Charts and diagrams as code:
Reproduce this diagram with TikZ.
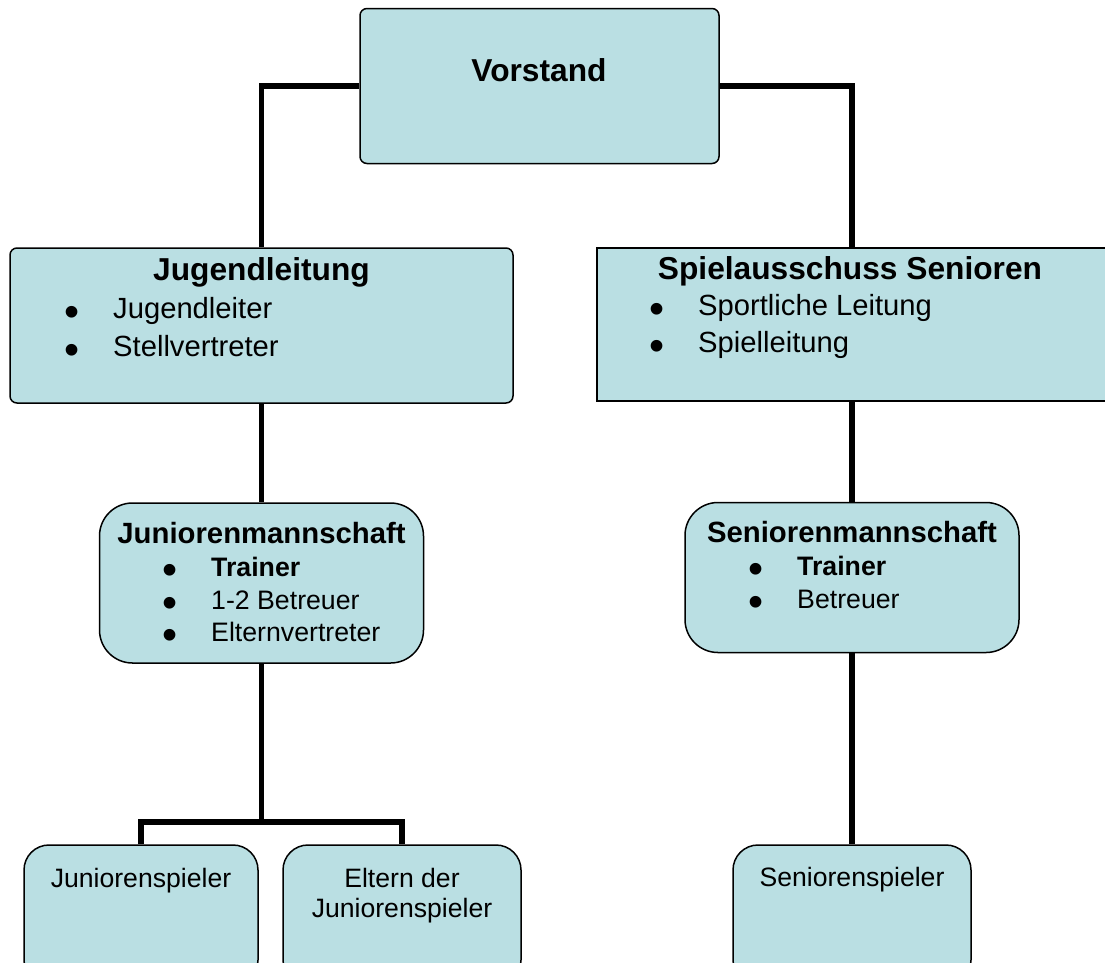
\documentclass[tikz,border=0pt]{standalone}
\usepackage{fontspec}
\setmainfont{Liberation Sans}
\definecolor{boxfill}{RGB}{186,223,227}
\begin{document}
\begin{tikzpicture}[x=1pt,y=-1pt,
  box/.style={draw=black, line width=1.5pt, fill=boxfill, inner sep=0pt},
  conn/.style={draw=black, line width=5.5pt},
  txt/.style={inner sep=0pt, anchor=base},
  txtw/.style={inner sep=0pt, anchor=base west},
  hA/.style={txt, font=\fontsize{31.7}{36}\selectfont\bfseries},
  bA/.style={txtw, font=\fontsize{29.2}{34}\selectfont},
  hB/.style={txt, font=\fontsize{29.3}{34}\selectfont\bfseries},
  bB/.style={txtw, font=\fontsize{26.7}{31}\selectfont},
  bBb/.style={txtw, font=\fontsize{26.7}{31}\selectfont\bfseries},
  bC/.style={txt, font=\fontsize{26.6}{31}\selectfont},
  bul/.style={txt, font=\fontsize{43}{48}\selectfont, yshift=-8pt}
]
\useasboundingbox (0,0) rectangle (1105,962);
\clip (0,0) rectangle (1105,962);

% boxes
\node[box, rounded corners=7pt, minimum width=359pt, minimum height=155pt] (vorstand) at (539.5,86) {};
\node[box, rounded corners=7pt, minimum width=503pt, minimum height=155pt] (jugend) at (261.5,325.5) {};
\node[box, minimum width=510pt, minimum height=153pt] (spiel) at (852,324.5) {};
\node[box, rounded corners=33pt, minimum width=324pt, minimum height=160pt] (junior) at (261.5,583) {};
\node[box, rounded corners=33pt, minimum width=334pt, minimum height=150pt] (senior) at (852,577.5) {};
\node[box, rounded corners=25pt, minimum width=234pt, minimum height=140pt] (jspieler) at (141,915) {};
\node[box, rounded corners=25pt, minimum width=238pt, minimum height=140pt] (eltern) at (402,915) {};
\node[box, rounded corners=25pt, minimum width=238pt, minimum height=140pt] (sspieler) at (852,915) {};

% connectors
\coordinate (jsplit) at (261.5,822);
\draw[conn] (vorstand.west) -| (jugend.north);
\draw[conn] (vorstand.east) -| (spiel.north);
\draw[conn] (jugend.south) -- (junior.north);
\draw[conn] (spiel.south) -- (senior.north);
\draw[conn] (junior.south) -- (jsplit);
\draw[conn] (jspieler.north) |- (jsplit) -| (eltern.north);
\draw[conn] (senior.south) -- (sspieler.north);

% texts
\node[hA] (tv) at (539,81) {Vorstand};

\node[hA] (tj) at (261.5,280) {Jugendleitung};
\node[bul] (tj1d) at (72.5,318) {•};
\node[bA] (tj1) at (113,318) {Jugendleiter};
\node[bul] (tj2d) at (72.5,356) {•};
\node[bA] (tj2) at (113,356) {Stellvertreter};

\node[hA] (ts) at (850,279) {Spielausschuss Senioren};
\node[bul] (ts1d) at (657.5,315) {•};
\node[bA] (ts1) at (698,315) {Sportliche Leitung};
\node[bul] (ts2d) at (657.5,352) {•};
\node[bA] (ts2) at (698,352) {Spielleitung};

\node[hB] (tjm) at (261.5,543) {Juniorenmannschaft};
\node[bul] (tjm1d) at (170,576) {•};
\node[bBb] (tjm1) at (211,576) {Trainer};
\node[bul] (tjm2d) at (170,609) {•};
\node[bB] (tjm2) at (211,609) {1-2 Betreuer};
\node[bul] (tjm3d) at (170,641) {•};
\node[bB] (tjm3) at (211,641) {Elternvertreter};

\node[hB] (tsm) at (852,542) {Seniorenmannschaft};
\node[bul] (tsm1d) at (756,575) {•};
\node[bBb] (tsm1) at (797,575) {Trainer};
\node[bul] (tsm2d) at (756,608) {•};
\node[bB] (tsm2) at (797,608) {Betreuer};

\node[bC] (tjs) at (141,887) {Juniorenspieler};
\node[bC] (tel1) at (402,887) {Eltern der};
\node[bC] (tel2) at (402,917) {Juniorenspieler};
\node[bC] (tss) at (852,886) {Seniorenspieler};
\end{tikzpicture}
\end{document}
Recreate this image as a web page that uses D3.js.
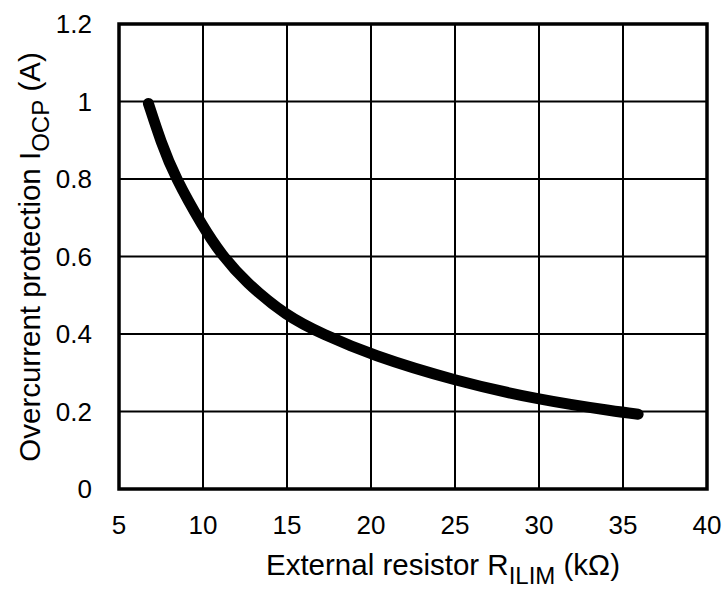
<!DOCTYPE html>
<html>
<head>
<meta charset="utf-8">
<script src="https://cdn.jsdelivr.net/npm/d3@7"></script>
<style>
  body { margin: 0; background: #fff; }
  text { font-family: "Liberation Sans", Arial, sans-serif; fill: #000; }
</style>
</head>
<body>
<div id="chart"></div>
<script>
var w = 723, h = 590;
var pad = {top: 24, bottom: 101, left: 119, right: 16};

// Values
var resistance = [6.75, 7.5, 8.33, 10, 11.1, 12.5, 15, 17.1, 20, 25, 30, 34.6, 35.9];
var current    = [0.995, 0.895, 0.805, 0.676, 0.605, 0.535, 0.445, 0.4, 0.346, 0.279, 0.230, 0.2, 0.193];
var xTicks = [5, 10, 15, 20, 25, 30, 35, 40];
var yTicks = [0, 0.2, 0.4, 0.6, 0.8, 1, 1.2];

var svg = d3.select("#chart")
            .append("svg")
            .attr("width", w)
            .attr("height", h);

var xScale = d3.scaleLinear()
               .domain([5, 40])
               .range([pad.left, w - pad.right]);
var yScale = d3.scaleLinear()
               .domain([0, 1.2])
               .range([h - pad.bottom, pad.top]);

//Grid lines
svg.append("g")
   .selectAll("line")
   .data(xTicks)
   .enter()
   .append("line")
   .attr("x1", function(d) {return xScale(d);})
   .attr("x2", function(d) {return xScale(d);})
   .attr("y1", pad.top)
   .attr("y2", h - pad.bottom)
   .style("stroke", "#000")
   .style("stroke-width", 2);
svg.append("g")
   .selectAll("line")
   .data(yTicks)
   .enter()
   .append("line")
   .attr("y1", function(d) {return yScale(d);})
   .attr("y2", function(d) {return yScale(d);})
   .attr("x1", pad.left)
   .attr("x2", w - pad.right)
   .style("stroke", "#000")
   .style("stroke-width", 2);

//Plot border
svg.append("rect")
   .attr("x", pad.left)
   .attr("y", pad.top)
   .attr("width", w - pad.left - pad.right)
   .attr("height", h - pad.top - pad.bottom)
   .style("fill", "none")
   .style("stroke", "#000")
   .style("stroke-width", 3.5);

//Tick labels
svg.append("g")
   .selectAll("text")
   .data(xTicks)
   .enter()
   .append("text")
   .attr("x", function(d) {return xScale(d);})
   .attr("y", h - pad.bottom + 45)
   .attr("text-anchor", "middle")
   .style("font-size", "26px")
   .text(function(d) {return d;});
svg.append("g")
   .selectAll("text")
   .data(yTicks)
   .enter()
   .append("text")
   .attr("x", pad.left - 27)
   .attr("y", function(d) {return yScale(d);})
   .attr("dy", "0.35em")
   .attr("text-anchor", "end")
   .style("font-size", "26px")
   .text(function(d) {return d;});

//Curve
var line = d3.line()
             .x(function(d, i) {return xScale(resistance[i]);})
             .y(function(d) {return yScale(d);})
             .curve(d3.curveBasis);
svg.append("path")
   .datum(current)
   .attr("d", line)
   .style("fill", "none")
   .style("stroke", "#000")
   .style("stroke-width", 11)
   .style("stroke-linecap", "round")
   .style("stroke-linejoin", "round");

//Axis titles
var xTitle = svg.append("text")
                .attr("x", 443)
                .attr("y", 575)
                .attr("text-anchor", "middle")
                .style("font-size", "29.5px");
xTitle.append("tspan").text("External resistor R");
xTitle.append("tspan").attr("dy", 9).style("font-size", "24px").text("ILIM");
xTitle.append("tspan").attr("dy", -9).text(" (kΩ)");

var yTitle = svg.append("text")
                .attr("transform", "translate(40,257) rotate(-90)")
                .attr("text-anchor", "middle")
                .style("font-size", "29.5px");
yTitle.append("tspan").text("Overcurrent protection I");
yTitle.append("tspan").attr("dy", 9).style("font-size", "24px").text("OCP");
yTitle.append("tspan").attr("dy", -9).text(" (A)");
</script>
</body>
</html>
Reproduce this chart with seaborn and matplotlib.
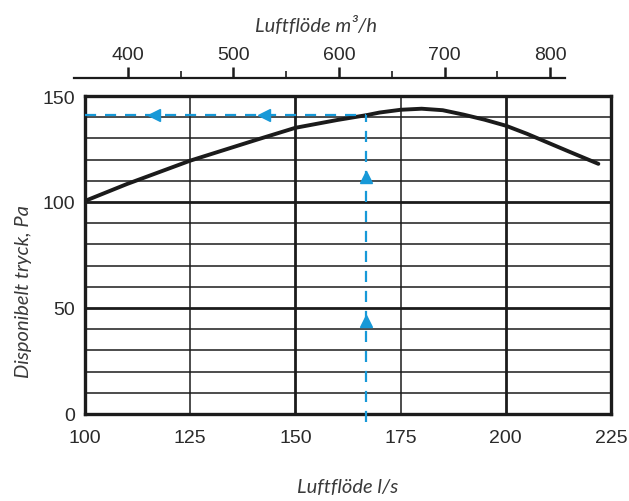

Your task:
Count the lines of the listing above that include the word "this" and state the total with nothing else.

Worked answer:
3